Waiting outside the Roxy, looking up to the very pertinent sign above the door, I pinched myself as we went into this dark, and much smaller than I’d anticipated, intimate club. I sat with Mark Richardson, the only other fan from the UK, a chap from Huby, North Yorkshire. Over on another table I could see some of Nilsson’s other children – being a Harry fan, I guessed who they were.

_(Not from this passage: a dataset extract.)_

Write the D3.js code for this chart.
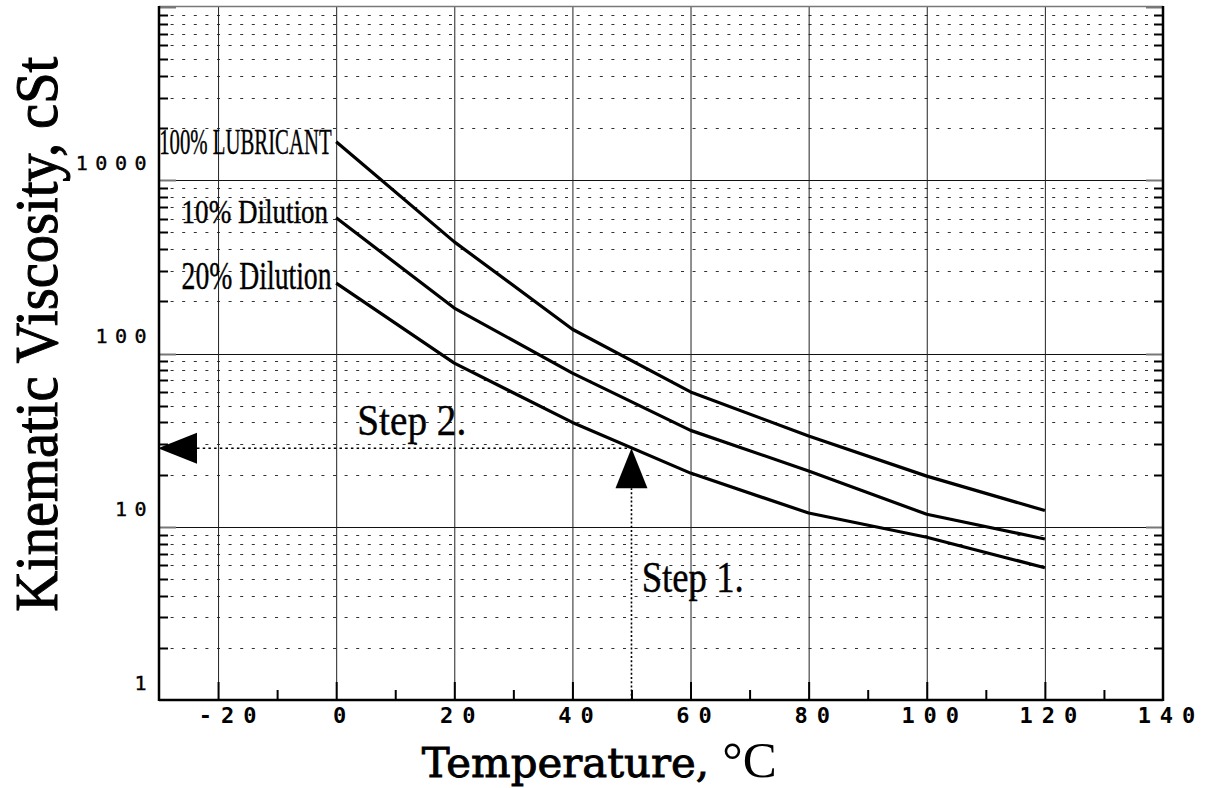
<!DOCTYPE html>
<html>
<head>
<meta charset="utf-8">
<script src="https://cdn.jsdelivr.net/npm/d3@7"></script>
<style>
  html, body { margin: 0; padding: 0; background: #fff; }
  svg { display: block; }
</style>
</head>
<body>
<svg id="chart" width="1207" height="788"></svg>
<script>
// --- Daten ---
const temps = [0, 20, 40, 60, 80, 100, 120];            // °C
const lubricant100 = [1666, 441, 138, 60, 33.4, 19.6, 12.4]; // cSt
const dilution10 = [607, 183, 77, 36, 21, 11.8, 8.5];
const dilution20 = [255, 88, 40, 20.4, 12, 8.7, 5.8];
const seriesNames = ['100% LUBRICANT', '10% Dilution', '20% Dilution'];

const xTickValues = [-20, 0, 20, 40, 60, 80, 100, 120, 140];
const xMinorValues = [-10, 10, 30, 50, 70, 90, 110, 130];
const yTickValues = [1, 10, 100, 1000];

// Beispiel-Ablesung: Schritt 1 (Temperatur) -> Schritt 2 (Viskosität)
const stepTemp = 50;
const stepVisc = 28.4;

// --- Layout ---
const plotLeft = 159, plotRight = 1163, plotTop = 7, plotBottom = 700;
const svg = d3.select('#chart');

const x = d3.scaleLinear().domain([-30, 140]).range([plotLeft, plotRight]);
const y = d3.scaleLog().domain([1, 10000]).range([plotBottom, plotTop]);

const allY = y.ticks();                           // 1..9, 10..90, ...
const isDecade = v => Math.abs(Math.log10(v) - Math.round(Math.log10(v))) < 1e-9;
const minorY = allY.filter(v => !isDecade(v));
const decadeY = allY.filter(v => isDecade(v) && v > 1 && v < 10000);

// --- Gitter ---
// gepunktete Zwischenlinien 2..9
svg.append('g').selectAll('line').data(minorY).join('line')
  .attr('x1', plotLeft).attr('x2', plotRight)
  .attr('y1', d => Math.round(y(d)) + 0.5).attr('y2', d => Math.round(y(d)) + 0.5)
  .attr('stroke', '#333').attr('stroke-width', 1)
  .attr('stroke-dasharray', '3,8.6');

// durchgezogene Dekadenlinien
svg.append('g').selectAll('line').data(decadeY).join('line')
  .attr('x1', plotLeft).attr('x2', plotRight)
  .attr('y1', d => Math.round(y(d)) + 0.5).attr('y2', d => Math.round(y(d)) + 0.5)
  .attr('stroke', '#111').attr('stroke-width', 1);

// senkrechte Gitterlinien über die Achse
const xGrid = svg.append('g')
  .attr('transform', `translate(0,${plotBottom})`)
  .call(d3.axisBottom(x).tickValues(xTickValues.filter(v => v < 140))
    .tickSize(-(plotBottom - plotTop)).tickFormat(''));
xGrid.select('.domain').remove();
xGrid.selectAll('line').attr('stroke', '#222').attr('stroke-width', 1);

// --- Ticks unten ---
svg.append('g').selectAll('line').data(xTickValues.filter(v => v < 140)).join('line')
  .attr('x1', d => x(d) + 0.5).attr('x2', d => x(d) + 0.5)
  .attr('y1', plotBottom).attr('y2', plotBottom - 18)
  .attr('stroke', '#000').attr('stroke-width', 2);
svg.append('g').selectAll('line').data(xMinorValues).join('line')
  .attr('x1', d => x(d) + 0.5).attr('x2', d => x(d) + 0.5)
  .attr('y1', plotBottom).attr('y2', plotBottom - 10)
  .attr('stroke', '#000').attr('stroke-width', 2);

// --- Ticks links und rechts ---
[[plotLeft, 1], [plotRight, -1]].forEach(([edge, dir]) => {
  svg.append('g').selectAll('line').data(minorY).join('line')
    .attr('x1', edge).attr('x2', edge + dir * 9)
    .attr('y1', d => Math.round(y(d)) + 0.5).attr('y2', d => Math.round(y(d)) + 0.5)
    .attr('stroke', '#000').attr('stroke-width', 2);
  svg.append('g').selectAll('line').data(decadeY.concat([10000])).join('line')
    .attr('x1', edge).attr('x2', edge + dir * 17)
    .attr('y1', d => Math.round(y(d)) + 0.5).attr('y2', d => Math.round(y(d)) + 0.5)
    .attr('stroke', '#777').attr('stroke-width', 2);
});

// --- Rahmen ---
svg.append('line').attr('x1', plotLeft).attr('x2', plotRight).attr('y1', plotTop - 0.5).attr('y2', plotTop - 0.5)
  .attr('stroke', '#777').attr('stroke-width', 1.5);
svg.append('line').attr('x1', plotLeft).attr('x2', plotLeft).attr('y1', plotTop - 1).attr('y2', plotBottom + 1)
  .attr('stroke', '#000').attr('stroke-width', 2.5);
svg.append('line').attr('x1', plotRight).attr('x2', plotRight).attr('y1', plotTop - 1).attr('y2', plotBottom + 1)
  .attr('stroke', '#000').attr('stroke-width', 2.5);
svg.append('line').attr('x1', plotLeft).attr('x2', plotRight).attr('y1', plotBottom).attr('y2', plotBottom)
  .attr('stroke', '#000').attr('stroke-width', 2.5);

// --- Achsenbeschriftung ---
const tickFont = '"DejaVu Sans Mono", "Liberation Mono", monospace';

svg.append('g').selectAll('text').data(xTickValues).join('text')
  .attr('x', d => x(d) + 8 + (d < 0 ? 6 : 0))
  .attr('y', 723)
  .attr('text-anchor', 'middle')
  .attr('font-family', tickFont).attr('font-weight', 'bold')
  .attr('font-size', 22).attr('letter-spacing', 9)
  .text(d => d);

svg.append('g').selectAll('text').data(yTickValues).join('text')
  .attr('x', 154)
  .attr('y', d => y(d) - 10.5)
  .attr('text-anchor', 'end')
  .attr('font-family', tickFont)
  .attr('font-size', 20).attr('letter-spacing', 7.5)
  .attr('stroke', '#000').attr('stroke-width', 0.4)
  .text(d => d);

// x-Achsentitel: ein Text, Gradzeichen in Times-ähnlicher Schrift
const xTitle = svg.append('text')
  .attr('x', 421.7).attr('y', 776.7)
  .attr('textLength', 355).attr('lengthAdjust', 'spacingAndGlyphs')
  .attr('fill', '#000');
xTitle.append('tspan')
  .attr('font-family', '"DejaVu Serif", serif').attr('font-size', 41)
  .attr('stroke', '#000').attr('stroke-width', 0.9)
  .text('Temperature, ');
xTitle.append('tspan')
  .attr('font-family', '"Liberation Serif", serif').attr('font-size', 50)
  .text('°C');

svg.append('text')
  .attr('transform', 'translate(56.7,334.2) rotate(-90)')
  .attr('text-anchor', 'middle')
  .attr('font-family', '"Liberation Serif", serif')
  .attr('font-size', 62)
  .attr('stroke', '#000').attr('stroke-width', 1)
  .attr('textLength', 555).attr('lengthAdjust', 'spacingAndGlyphs')
  .text('Kinematic Viscosity, cSt');

// --- Kurven ---
const series = [lubricant100, dilution10, dilution20];
const line = d3.line().x((d, i) => x(temps[i])).y(d => y(d));

svg.append('g').selectAll('path').data(series).join('path')
  .attr('d', d => line(d))
  .attr('fill', 'none').attr('stroke', '#000')
  .attr('stroke-width', 3.2).attr('stroke-linejoin', 'round');

// Kurvenbeschriftungen links vom Kurvenanfang
const labelPos = [
  { dx: -177, dy: 12.3, size: 35, len: 172.4 },
  { dx: -154.6, dy: 5, size: 34, len: 146.6 },
  { dx: -154.6, dy: 6.3, size: 40, len: 150 }
];
svg.append('g').selectAll('text').data(series).join('text')
  .attr('x', (d, i) => x(temps[0]) + labelPos[i].dx)
  .attr('y', (d, i) => y(d[0]) + labelPos[i].dy)
  .attr('font-family', '"Liberation Serif", serif')
  .attr('font-size', (d, i) => labelPos[i].size)
  .attr('stroke', '#000').attr('stroke-width', 0.4)
  .attr('textLength', (d, i) => labelPos[i].len)
  .attr('lengthAdjust', 'spacingAndGlyphs')
  .text((d, i) => seriesNames[i]);

// --- Ablesebeispiel: Schritt 1 und 2 ---
const sx = x(stepTemp), sy = y(stepVisc);

svg.append('line')
  .attr('x1', sx).attr('x2', sx).attr('y1', plotBottom).attr('y2', sy + 40)
  .attr('stroke', '#000').attr('stroke-width', 1.6).attr('stroke-dasharray', '2,2.2');
svg.append('line')
  .attr('x1', plotLeft + 38).attr('x2', sx).attr('y1', sy).attr('y2', sy)
  .attr('stroke', '#000').attr('stroke-width', 1.6).attr('stroke-dasharray', '2.5,3.2');

// Pfeil nach oben (an der Kurve)
svg.append('path')
  .attr('d', `M${sx},${sy} L${sx - 16},${sy + 40} L${sx + 16},${sy + 40} Z`)
  .attr('fill', '#000');
// Pfeil nach links (an der Achse)
svg.append('path')
  .attr('d', `M${plotLeft - 1},${sy} L${plotLeft + 38},${sy - 15.5} L${plotLeft + 38},${sy + 15.5} Z`)
  .attr('fill', '#000');

svg.append('text')
  .attr('x', 357.3).attr('y', 435)
  .attr('font-family', '"Liberation Serif", serif').attr('font-size', 45)
  .attr('stroke', '#000').attr('stroke-width', 0.4)
  .attr('textLength', 109).attr('lengthAdjust', 'spacingAndGlyphs')
  .text('Step 2.');
svg.append('text')
  .attr('x', 641.7).attr('y', 591.5)
  .attr('font-family', '"Liberation Serif", serif').attr('font-size', 45)
  .attr('stroke', '#000').attr('stroke-width', 0.4)
  .attr('textLength', 102).attr('lengthAdjust', 'spacingAndGlyphs')
  .text('Step 1.');
</script>
</body>
</html>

The show was fantastic, with ten or so different acts performing favourite Nilsson compositions. If it hadn’t been for me receiving a rather special invitation for the following day, Sunday, this would have been the highlight of the weekend without doubt. But there was something even better to come. At the swanky hotel I had chatted with Zak, and he told me that on Sunday he’d be driving over to the cemetery where his dad’s gravestone was, and would I like to come along? Gobsmacked by his kind offer, and dumfounded that of the 100 or so fans present, he should single ME to go along with him, of course I had said yes.

He arranged to pick me up the following day from my motel and we set off in his car to the Valley Oakes Memorial Park, about 40 minutes down the freeway. We had another friend with us too, Randy, who had brought along a yellow balloon to let float in the air at the graveside while saying a few words. To be honest, I was a little embarrassed because it wasn’t the sort of thing us Brits do. But I remember thinking what a nice show of respect that was, by someone who obviously cared a lot.

I noticed some other people present. I recognised them immediately as Nilsson’s children who had been at the concert the previous night, along with their mother, Una (Harry’s widow) and her husband. I knew that Una was from Dublin, a place I had visited on a number of occasions for work, so I was easily able to make conversation about her home city. I couldn’t quite believe that, without any pre-planning, here I was at Harry’s graveside with his children and widow, letting off a yellow balloon. It doesn’t get any more bizarre than this I thought.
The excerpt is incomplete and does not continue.